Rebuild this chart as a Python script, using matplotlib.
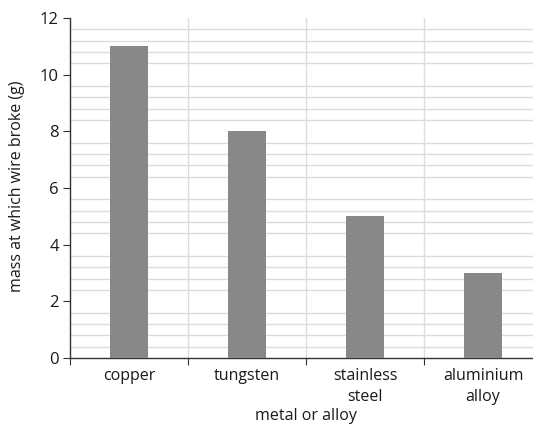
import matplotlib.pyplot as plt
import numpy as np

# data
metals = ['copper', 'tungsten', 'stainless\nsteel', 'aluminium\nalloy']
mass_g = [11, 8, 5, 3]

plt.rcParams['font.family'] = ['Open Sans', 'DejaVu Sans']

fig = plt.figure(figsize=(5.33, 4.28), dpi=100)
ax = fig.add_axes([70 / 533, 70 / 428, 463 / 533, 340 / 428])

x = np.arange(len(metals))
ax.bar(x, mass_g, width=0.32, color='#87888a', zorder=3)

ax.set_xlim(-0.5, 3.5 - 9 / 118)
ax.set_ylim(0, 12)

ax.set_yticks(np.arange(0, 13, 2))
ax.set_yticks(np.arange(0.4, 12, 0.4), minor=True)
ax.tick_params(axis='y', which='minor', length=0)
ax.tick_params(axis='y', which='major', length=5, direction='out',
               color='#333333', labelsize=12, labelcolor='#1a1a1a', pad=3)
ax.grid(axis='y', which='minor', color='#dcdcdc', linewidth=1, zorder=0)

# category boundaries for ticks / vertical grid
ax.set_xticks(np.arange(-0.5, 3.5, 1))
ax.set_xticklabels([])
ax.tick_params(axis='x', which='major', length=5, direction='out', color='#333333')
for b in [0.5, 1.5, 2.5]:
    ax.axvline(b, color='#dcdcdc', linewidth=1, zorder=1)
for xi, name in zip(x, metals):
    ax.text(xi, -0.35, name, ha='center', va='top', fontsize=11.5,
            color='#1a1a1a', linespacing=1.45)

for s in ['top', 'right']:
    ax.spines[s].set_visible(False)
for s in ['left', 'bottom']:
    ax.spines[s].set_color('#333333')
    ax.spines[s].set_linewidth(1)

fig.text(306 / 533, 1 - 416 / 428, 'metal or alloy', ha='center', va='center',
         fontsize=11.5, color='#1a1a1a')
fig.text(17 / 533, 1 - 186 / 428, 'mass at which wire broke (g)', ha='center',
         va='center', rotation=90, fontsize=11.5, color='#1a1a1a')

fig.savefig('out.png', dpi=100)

+===+

* [DIRECTION]: Return the full material word for word. Do not include the pictures.

* [TASK ANSWER]:
Rebuild this chart as a Python script, using matplotlib.
import matplotlib.pyplot as plt
import numpy as np

# data
metals = ['copper', 'tungsten', 'stainless\nsteel', 'aluminium\nalloy']
mass_g = [11, 8, 5, 3]

plt.rcParams['font.family'] = ['Open Sans', 'DejaVu Sans']

fig = plt.figure(figsize=(5.33, 4.28), dpi=100)
ax = fig.add_axes([70 / 533, 70 / 428, 463 / 533, 340 / 428])

x = np.arange(len(metals))
ax.bar(x, mass_g, width=0.32, color='#87888a', zorder=3)

ax.set_xlim(-0.5, 3.5 - 9 / 118)
ax.set_ylim(0, 12)

ax.set_yticks(np.arange(0, 13, 2))
ax.set_yticks(np.arange(0.4, 12, 0.4), minor=True)
ax.tick_params(axis='y', which='minor', length=0)
ax.tick_params(axis='y', which='major', length=5, direction='out',
               color='#333333', labelsize=12, labelcolor='#1a1a1a', pad=3)
ax.grid(axis='y', which='minor', color='#dcdcdc', linewidth=1, zorder=0)

# category boundaries for ticks / vertical grid
ax.set_xticks(np.arange(-0.5, 3.5, 1))
ax.set_xticklabels([])
ax.tick_params(axis='x', which='major', length=5, direction='out', color='#333333')
for b in [0.5, 1.5, 2.5]:
    ax.axvline(b, color='#dcdcdc', linewidth=1, zorder=1)
for xi, name in zip(x, metals):
    ax.text(xi, -0.35, name, ha='center', va='top', fontsize=11.5,
            color='#1a1a1a', linespacing=1.45)

for s in ['top', 'right']:
    ax.spines[s].set_visible(False)
for s in ['left', 'bottom']:
    ax.spines[s].set_color('#333333')
    ax.spines[s].set_linewidth(1)

fig.text(306 / 533, 1 - 416 / 428, 'metal or alloy', ha='center', va='center',
         fontsize=11.5, color='#1a1a1a')
fig.text(17 / 533, 1 - 186 / 428, 'mass at which wire broke (g)', ha='center',
         va='center', rotation=90, fontsize=11.5, color='#1a1a1a')

fig.savefig('out.png', dpi=100)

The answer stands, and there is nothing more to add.